Records to process
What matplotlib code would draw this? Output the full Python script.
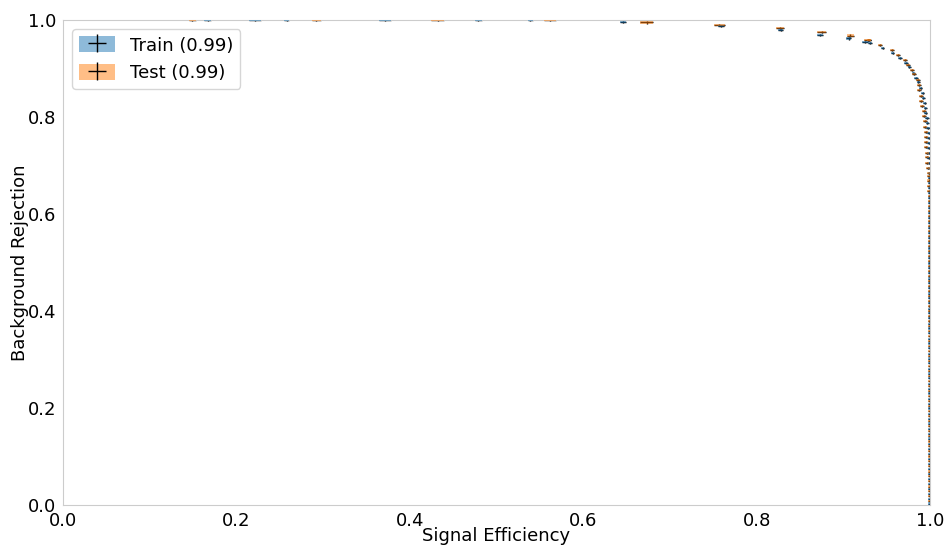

* * *

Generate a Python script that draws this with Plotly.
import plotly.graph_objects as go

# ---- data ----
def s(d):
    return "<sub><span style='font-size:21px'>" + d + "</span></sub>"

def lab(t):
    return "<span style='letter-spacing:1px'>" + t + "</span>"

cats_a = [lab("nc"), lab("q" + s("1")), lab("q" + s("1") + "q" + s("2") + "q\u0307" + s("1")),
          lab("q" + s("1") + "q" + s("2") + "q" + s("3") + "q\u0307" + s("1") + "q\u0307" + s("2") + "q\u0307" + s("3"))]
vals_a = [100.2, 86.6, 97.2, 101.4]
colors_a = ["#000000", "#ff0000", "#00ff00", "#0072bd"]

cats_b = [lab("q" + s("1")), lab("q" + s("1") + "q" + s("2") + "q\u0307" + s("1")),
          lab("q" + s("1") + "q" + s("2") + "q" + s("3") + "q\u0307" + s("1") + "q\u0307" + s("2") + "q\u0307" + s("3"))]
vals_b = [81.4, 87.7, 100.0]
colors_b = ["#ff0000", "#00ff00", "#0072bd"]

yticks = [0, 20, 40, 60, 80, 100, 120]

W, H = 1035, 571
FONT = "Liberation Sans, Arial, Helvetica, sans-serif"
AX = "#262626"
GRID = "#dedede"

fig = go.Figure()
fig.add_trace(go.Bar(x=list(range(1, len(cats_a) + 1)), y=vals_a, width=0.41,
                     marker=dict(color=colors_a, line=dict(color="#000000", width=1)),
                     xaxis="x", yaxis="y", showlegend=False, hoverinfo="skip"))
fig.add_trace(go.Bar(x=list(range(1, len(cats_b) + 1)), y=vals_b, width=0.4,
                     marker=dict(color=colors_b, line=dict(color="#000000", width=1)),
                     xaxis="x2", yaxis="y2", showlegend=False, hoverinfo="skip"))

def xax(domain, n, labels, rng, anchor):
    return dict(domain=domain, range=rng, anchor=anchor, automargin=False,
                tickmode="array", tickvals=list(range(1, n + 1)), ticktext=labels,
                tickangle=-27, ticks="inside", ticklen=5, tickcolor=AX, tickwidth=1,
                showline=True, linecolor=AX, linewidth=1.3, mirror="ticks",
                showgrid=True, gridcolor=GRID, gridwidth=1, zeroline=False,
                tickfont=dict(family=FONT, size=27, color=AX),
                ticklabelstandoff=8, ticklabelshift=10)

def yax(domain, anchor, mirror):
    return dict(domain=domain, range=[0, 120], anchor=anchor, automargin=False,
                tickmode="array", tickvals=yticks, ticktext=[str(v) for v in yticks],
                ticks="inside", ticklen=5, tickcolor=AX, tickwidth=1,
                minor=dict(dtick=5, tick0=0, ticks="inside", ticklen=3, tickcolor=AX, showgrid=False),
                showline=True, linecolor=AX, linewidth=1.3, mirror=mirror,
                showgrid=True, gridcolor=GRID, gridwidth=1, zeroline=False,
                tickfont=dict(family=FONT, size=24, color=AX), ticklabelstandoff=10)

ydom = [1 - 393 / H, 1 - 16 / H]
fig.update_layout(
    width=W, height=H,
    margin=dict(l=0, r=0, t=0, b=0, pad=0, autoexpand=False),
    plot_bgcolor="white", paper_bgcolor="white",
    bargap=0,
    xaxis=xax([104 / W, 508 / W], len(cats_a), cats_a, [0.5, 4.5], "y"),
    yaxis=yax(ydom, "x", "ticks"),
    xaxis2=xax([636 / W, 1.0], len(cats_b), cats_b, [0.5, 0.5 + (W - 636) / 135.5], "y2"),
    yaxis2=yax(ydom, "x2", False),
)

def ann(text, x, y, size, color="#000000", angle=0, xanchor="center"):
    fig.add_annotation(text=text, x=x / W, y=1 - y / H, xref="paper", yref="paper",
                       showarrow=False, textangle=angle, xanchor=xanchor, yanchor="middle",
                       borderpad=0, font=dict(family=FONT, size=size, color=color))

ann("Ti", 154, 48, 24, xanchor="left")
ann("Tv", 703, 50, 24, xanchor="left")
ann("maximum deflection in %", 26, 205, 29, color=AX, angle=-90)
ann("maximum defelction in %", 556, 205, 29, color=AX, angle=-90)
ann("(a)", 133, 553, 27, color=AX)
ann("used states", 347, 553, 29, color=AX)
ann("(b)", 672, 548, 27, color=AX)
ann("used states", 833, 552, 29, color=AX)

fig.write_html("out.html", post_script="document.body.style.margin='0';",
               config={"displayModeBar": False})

...

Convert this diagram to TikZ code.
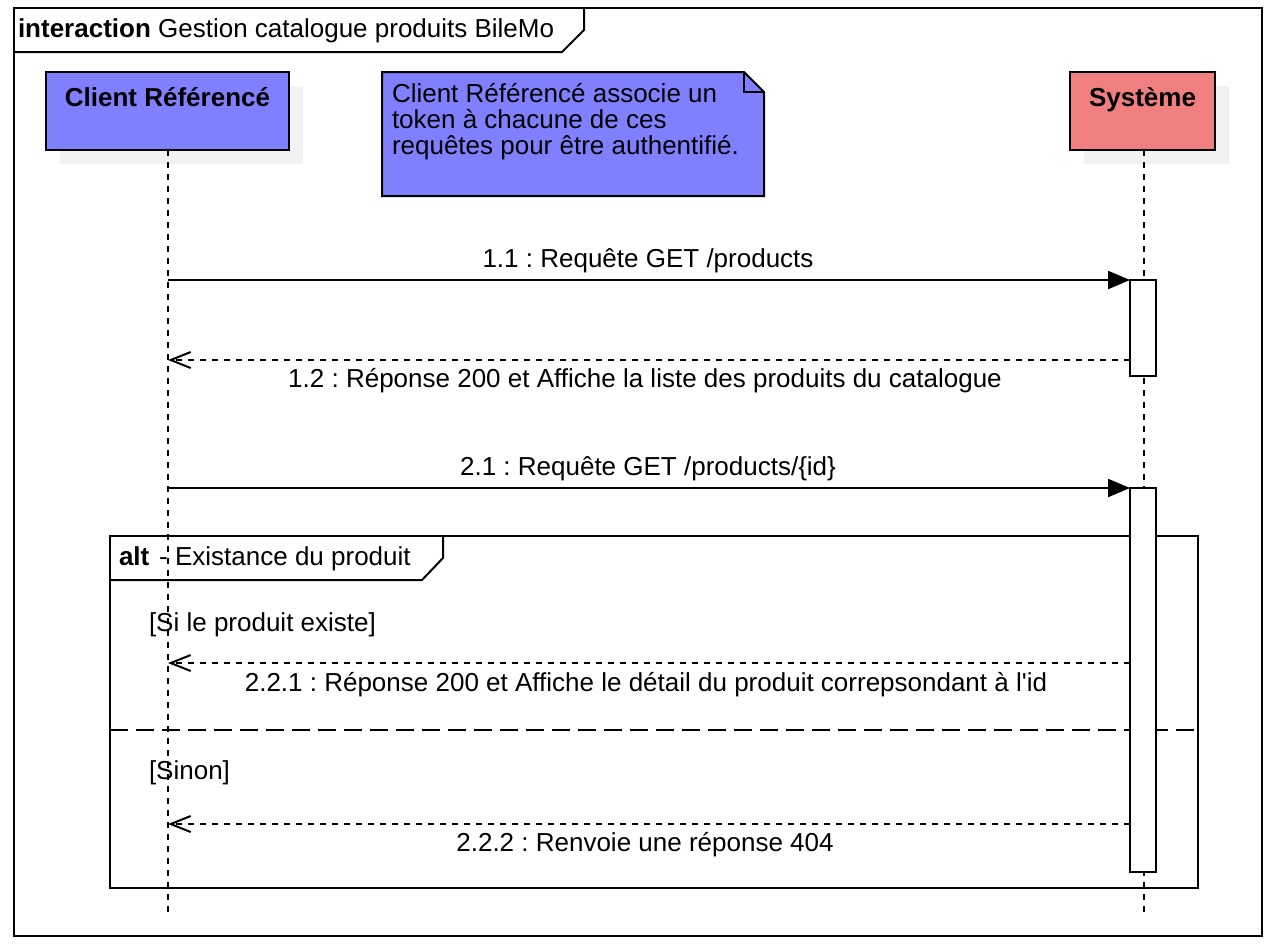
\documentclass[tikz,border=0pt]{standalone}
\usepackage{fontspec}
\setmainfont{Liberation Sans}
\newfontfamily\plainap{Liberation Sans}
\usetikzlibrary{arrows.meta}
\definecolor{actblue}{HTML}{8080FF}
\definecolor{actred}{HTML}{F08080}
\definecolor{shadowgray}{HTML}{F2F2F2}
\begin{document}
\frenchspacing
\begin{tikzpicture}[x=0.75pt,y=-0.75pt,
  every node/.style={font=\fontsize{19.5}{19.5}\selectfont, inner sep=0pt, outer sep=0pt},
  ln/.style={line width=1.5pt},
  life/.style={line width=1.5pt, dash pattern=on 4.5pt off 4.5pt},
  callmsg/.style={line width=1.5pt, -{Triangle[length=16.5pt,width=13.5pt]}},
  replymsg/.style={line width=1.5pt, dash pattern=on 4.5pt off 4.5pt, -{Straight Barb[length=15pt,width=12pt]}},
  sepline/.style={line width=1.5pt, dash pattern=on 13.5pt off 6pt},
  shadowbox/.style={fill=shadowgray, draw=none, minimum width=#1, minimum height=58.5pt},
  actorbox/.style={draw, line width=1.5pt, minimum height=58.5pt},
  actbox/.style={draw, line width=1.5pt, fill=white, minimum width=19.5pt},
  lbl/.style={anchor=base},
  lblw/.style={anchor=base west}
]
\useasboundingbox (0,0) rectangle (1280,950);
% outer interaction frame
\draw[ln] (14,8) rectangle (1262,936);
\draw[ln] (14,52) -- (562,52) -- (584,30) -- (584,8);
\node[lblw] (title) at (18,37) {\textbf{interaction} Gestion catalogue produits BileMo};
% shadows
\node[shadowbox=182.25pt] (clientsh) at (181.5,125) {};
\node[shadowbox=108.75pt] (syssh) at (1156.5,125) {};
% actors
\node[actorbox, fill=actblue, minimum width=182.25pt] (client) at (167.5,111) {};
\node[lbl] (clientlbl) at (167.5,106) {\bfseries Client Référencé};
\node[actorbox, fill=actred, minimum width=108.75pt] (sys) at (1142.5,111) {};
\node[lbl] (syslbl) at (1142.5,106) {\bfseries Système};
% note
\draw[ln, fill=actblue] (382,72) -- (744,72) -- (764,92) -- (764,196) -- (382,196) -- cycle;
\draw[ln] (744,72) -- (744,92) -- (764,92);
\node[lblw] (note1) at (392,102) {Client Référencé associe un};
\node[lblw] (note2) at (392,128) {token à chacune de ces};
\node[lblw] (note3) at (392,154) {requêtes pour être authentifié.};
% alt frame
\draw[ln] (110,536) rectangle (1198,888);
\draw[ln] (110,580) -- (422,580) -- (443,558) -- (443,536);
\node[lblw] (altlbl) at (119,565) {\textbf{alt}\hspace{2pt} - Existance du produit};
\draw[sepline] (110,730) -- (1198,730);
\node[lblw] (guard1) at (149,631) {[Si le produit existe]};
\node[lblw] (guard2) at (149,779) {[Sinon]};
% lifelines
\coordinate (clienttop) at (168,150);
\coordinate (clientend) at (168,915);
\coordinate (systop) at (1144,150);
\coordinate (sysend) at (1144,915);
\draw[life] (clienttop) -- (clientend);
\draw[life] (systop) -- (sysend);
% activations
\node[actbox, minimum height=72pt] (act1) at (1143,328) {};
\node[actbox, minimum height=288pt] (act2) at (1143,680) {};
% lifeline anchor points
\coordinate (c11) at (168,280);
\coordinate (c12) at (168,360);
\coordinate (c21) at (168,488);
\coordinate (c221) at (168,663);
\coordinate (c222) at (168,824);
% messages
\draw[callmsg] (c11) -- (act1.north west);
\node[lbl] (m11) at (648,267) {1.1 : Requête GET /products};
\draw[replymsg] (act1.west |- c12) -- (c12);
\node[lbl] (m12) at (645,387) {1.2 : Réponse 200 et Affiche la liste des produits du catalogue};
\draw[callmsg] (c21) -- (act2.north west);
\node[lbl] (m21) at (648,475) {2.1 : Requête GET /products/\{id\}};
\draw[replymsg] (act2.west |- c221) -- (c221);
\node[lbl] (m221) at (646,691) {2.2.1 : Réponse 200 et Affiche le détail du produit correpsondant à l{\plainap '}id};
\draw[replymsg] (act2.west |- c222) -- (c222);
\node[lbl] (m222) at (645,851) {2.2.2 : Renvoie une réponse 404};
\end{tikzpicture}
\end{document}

Task requirements
Search the entries for "code" and copy out each line that has it.

Response
What matplotlib code would draw this? Output the full Python script.
Convert this diagram to TikZ code.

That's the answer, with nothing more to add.